SUPPLIED DATA —

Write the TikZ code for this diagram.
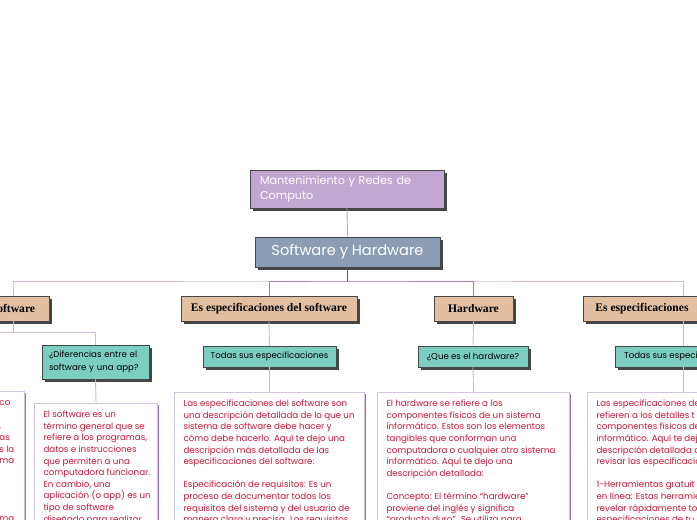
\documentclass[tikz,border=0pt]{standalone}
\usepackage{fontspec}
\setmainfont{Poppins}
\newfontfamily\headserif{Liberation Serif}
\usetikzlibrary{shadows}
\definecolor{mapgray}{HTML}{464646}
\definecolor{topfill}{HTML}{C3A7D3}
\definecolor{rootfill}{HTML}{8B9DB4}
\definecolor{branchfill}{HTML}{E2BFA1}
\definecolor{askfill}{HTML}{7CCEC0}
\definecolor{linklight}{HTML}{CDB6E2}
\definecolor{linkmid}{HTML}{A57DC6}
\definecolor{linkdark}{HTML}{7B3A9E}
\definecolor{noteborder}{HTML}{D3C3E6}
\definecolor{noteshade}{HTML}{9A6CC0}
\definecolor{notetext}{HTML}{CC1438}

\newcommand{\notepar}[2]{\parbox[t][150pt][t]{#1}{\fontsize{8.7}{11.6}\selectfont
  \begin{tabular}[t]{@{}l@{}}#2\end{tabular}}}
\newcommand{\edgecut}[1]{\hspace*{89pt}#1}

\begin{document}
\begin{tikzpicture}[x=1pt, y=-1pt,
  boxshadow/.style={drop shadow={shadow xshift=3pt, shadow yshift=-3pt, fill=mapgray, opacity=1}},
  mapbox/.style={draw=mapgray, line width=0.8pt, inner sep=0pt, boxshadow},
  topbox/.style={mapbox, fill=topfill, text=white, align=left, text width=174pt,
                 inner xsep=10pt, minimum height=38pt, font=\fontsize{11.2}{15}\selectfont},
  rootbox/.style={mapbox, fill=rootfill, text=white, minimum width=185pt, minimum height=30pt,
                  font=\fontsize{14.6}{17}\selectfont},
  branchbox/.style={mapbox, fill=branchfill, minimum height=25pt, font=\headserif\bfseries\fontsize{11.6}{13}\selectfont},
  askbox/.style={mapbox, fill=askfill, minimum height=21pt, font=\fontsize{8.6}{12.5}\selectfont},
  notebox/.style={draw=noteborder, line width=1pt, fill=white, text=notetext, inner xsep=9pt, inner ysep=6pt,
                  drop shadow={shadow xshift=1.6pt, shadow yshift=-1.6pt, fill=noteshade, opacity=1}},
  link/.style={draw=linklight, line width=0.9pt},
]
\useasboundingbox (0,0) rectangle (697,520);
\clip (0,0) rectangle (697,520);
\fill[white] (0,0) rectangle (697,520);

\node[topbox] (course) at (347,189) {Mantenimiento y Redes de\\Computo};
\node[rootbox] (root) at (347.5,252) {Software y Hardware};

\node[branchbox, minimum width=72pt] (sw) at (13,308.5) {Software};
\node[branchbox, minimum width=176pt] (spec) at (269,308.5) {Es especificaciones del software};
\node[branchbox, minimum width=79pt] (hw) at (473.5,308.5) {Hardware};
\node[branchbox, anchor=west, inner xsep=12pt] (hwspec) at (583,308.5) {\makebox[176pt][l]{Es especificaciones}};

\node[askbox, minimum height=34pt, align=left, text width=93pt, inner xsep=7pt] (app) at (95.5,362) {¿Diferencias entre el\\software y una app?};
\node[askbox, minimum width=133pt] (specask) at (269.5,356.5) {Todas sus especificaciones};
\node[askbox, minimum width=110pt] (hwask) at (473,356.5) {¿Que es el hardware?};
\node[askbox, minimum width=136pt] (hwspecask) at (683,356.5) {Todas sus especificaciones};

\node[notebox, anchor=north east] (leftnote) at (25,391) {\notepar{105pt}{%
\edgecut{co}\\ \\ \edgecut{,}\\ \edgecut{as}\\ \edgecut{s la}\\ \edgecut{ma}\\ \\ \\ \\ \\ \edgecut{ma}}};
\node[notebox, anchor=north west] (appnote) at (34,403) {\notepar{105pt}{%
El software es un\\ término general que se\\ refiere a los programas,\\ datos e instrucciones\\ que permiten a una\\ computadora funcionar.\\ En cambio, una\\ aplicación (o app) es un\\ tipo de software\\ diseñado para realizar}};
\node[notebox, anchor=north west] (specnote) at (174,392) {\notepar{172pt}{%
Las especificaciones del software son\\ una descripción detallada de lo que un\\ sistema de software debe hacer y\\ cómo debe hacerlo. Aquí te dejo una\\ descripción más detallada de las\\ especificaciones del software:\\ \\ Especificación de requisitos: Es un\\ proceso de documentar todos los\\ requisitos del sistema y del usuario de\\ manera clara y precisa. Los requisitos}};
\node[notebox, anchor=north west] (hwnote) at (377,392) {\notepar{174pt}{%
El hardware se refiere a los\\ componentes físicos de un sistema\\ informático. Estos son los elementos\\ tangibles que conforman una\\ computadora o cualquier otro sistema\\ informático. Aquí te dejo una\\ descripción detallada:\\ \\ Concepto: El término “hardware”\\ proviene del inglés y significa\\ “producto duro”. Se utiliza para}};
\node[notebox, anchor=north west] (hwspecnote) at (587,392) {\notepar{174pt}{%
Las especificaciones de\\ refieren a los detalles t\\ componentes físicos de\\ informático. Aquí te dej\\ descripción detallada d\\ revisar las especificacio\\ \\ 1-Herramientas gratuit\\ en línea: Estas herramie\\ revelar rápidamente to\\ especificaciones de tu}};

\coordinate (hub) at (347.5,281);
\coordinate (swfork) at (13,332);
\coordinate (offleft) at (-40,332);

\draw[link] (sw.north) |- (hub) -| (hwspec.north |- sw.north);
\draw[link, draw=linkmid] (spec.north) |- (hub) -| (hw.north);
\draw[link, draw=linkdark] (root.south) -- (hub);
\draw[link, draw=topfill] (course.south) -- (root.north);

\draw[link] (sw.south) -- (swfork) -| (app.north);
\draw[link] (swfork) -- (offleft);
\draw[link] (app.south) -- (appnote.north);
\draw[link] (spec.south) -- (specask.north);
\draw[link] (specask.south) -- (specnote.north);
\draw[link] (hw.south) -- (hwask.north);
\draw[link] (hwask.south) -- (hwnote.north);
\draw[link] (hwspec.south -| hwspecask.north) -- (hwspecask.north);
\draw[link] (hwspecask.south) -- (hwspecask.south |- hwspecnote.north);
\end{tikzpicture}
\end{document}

--

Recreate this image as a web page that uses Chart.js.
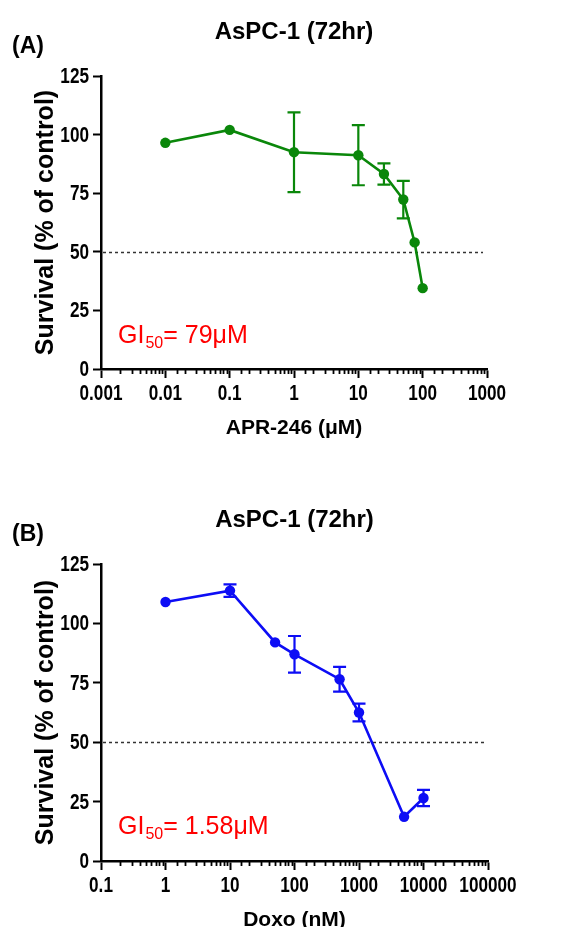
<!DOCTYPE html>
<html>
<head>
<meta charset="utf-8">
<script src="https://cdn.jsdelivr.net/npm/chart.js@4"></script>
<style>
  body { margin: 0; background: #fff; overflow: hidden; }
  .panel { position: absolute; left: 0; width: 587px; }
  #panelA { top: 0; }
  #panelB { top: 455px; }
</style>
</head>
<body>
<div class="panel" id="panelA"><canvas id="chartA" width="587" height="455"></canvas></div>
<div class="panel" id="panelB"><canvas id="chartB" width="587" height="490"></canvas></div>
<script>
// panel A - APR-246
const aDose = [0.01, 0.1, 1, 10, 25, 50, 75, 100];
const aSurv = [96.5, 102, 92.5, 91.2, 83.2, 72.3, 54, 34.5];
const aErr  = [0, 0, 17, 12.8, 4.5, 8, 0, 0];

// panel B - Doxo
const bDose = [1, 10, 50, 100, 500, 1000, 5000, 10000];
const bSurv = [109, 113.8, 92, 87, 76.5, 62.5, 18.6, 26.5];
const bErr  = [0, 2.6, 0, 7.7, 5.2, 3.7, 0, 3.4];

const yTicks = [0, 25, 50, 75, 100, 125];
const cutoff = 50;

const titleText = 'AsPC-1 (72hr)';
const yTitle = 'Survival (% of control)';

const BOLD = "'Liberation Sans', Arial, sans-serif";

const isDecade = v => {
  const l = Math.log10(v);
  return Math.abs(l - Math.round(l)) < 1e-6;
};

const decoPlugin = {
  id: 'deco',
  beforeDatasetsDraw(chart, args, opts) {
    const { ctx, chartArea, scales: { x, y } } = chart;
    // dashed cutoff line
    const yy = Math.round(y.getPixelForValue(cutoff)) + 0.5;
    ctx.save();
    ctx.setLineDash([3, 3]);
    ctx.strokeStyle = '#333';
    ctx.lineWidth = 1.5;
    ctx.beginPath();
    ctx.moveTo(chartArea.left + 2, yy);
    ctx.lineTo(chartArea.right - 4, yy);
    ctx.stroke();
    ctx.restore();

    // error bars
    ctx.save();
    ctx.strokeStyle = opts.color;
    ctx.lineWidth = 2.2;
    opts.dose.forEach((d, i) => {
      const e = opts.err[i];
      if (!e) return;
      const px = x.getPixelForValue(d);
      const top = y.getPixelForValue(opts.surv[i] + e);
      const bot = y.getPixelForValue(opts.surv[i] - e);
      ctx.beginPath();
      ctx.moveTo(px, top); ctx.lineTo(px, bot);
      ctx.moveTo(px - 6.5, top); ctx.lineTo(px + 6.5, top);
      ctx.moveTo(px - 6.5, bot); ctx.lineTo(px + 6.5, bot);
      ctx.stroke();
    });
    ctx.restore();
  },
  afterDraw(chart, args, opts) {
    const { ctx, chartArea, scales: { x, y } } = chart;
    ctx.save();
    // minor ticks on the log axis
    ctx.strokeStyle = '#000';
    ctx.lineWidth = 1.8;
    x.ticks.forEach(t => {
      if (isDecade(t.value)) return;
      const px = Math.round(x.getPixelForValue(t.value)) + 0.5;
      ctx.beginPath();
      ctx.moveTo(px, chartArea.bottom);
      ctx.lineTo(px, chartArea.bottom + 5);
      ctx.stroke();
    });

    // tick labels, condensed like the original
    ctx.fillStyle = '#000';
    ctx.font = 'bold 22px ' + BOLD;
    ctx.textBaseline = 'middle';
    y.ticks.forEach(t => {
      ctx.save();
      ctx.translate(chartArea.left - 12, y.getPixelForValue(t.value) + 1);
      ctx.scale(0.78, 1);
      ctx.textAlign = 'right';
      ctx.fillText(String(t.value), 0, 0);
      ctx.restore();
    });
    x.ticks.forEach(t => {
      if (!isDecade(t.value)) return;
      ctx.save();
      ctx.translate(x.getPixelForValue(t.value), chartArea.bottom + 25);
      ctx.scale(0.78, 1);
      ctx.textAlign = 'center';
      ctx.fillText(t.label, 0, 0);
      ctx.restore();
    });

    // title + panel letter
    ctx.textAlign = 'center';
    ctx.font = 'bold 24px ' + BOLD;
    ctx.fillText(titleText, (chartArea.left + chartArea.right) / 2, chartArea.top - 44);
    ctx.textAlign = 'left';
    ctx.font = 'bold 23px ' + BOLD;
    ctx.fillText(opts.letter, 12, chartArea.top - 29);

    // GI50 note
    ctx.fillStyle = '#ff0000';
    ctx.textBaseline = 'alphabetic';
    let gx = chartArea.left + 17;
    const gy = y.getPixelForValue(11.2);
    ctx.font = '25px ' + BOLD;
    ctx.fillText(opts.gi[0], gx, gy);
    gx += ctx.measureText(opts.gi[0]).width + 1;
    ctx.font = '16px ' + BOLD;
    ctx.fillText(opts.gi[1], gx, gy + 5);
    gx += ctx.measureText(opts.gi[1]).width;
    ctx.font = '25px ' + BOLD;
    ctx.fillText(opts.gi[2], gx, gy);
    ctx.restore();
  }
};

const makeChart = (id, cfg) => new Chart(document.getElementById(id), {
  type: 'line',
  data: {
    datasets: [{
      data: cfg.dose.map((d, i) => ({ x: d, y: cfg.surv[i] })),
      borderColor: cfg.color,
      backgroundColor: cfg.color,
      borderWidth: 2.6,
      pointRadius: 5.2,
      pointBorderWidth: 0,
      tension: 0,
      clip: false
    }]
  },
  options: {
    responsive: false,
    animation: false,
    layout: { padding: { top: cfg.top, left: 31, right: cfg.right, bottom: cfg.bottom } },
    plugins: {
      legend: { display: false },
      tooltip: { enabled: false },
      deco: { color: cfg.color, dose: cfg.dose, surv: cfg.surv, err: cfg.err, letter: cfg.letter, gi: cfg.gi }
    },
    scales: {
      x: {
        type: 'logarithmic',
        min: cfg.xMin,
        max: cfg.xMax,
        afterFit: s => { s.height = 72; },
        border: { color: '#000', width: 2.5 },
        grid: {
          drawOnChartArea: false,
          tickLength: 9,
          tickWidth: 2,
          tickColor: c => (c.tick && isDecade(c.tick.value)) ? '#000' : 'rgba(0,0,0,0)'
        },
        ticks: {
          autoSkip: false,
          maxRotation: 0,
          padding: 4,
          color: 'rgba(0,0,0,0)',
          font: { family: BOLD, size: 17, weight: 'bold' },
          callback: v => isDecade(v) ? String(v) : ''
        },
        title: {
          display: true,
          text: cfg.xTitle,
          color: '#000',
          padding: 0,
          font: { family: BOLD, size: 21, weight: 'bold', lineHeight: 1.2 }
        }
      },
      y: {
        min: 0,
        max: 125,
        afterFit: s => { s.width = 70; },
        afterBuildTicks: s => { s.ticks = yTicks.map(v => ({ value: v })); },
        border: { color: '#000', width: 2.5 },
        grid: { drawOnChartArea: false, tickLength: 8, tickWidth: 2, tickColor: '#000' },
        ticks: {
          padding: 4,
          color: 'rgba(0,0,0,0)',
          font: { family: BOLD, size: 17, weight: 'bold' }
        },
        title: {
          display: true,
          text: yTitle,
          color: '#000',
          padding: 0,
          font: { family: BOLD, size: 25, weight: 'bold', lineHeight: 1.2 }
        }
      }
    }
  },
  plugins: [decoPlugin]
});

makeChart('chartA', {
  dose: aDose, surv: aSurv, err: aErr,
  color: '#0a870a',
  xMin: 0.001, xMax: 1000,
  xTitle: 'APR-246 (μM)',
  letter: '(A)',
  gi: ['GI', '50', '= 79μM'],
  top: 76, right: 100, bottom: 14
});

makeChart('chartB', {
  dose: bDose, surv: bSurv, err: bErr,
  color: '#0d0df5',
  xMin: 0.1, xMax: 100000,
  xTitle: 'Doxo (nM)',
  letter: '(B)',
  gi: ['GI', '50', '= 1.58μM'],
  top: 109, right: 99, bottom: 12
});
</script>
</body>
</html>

--

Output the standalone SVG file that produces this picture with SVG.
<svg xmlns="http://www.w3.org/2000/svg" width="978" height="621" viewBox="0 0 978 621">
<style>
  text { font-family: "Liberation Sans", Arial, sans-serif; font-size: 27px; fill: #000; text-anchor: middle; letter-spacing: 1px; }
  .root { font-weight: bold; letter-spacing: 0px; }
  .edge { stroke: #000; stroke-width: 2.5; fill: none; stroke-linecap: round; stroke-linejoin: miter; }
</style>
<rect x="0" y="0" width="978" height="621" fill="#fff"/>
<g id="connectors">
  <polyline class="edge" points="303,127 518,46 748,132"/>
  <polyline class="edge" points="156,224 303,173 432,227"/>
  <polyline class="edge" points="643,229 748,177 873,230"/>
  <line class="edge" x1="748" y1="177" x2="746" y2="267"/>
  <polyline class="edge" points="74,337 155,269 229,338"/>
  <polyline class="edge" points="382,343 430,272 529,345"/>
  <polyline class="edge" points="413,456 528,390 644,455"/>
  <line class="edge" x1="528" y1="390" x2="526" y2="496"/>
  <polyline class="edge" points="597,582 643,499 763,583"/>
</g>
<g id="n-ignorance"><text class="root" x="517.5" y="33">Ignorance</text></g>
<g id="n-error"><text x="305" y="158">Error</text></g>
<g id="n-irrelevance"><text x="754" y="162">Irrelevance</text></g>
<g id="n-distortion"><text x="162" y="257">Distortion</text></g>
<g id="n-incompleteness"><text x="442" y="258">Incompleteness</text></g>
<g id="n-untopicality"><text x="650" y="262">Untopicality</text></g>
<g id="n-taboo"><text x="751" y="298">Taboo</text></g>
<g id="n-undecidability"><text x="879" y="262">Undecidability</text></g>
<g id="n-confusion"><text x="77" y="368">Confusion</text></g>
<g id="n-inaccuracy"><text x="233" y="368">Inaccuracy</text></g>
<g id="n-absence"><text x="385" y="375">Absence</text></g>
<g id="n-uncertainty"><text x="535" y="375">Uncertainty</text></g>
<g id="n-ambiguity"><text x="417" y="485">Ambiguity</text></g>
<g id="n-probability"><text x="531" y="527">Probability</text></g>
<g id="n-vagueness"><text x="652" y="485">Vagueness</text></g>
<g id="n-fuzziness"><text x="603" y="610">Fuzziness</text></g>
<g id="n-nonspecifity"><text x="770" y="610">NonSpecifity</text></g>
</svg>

PROBLEM DESCRIPTION — What is the number of lines that hold the string "this"? Give it alone.

REPLY — 3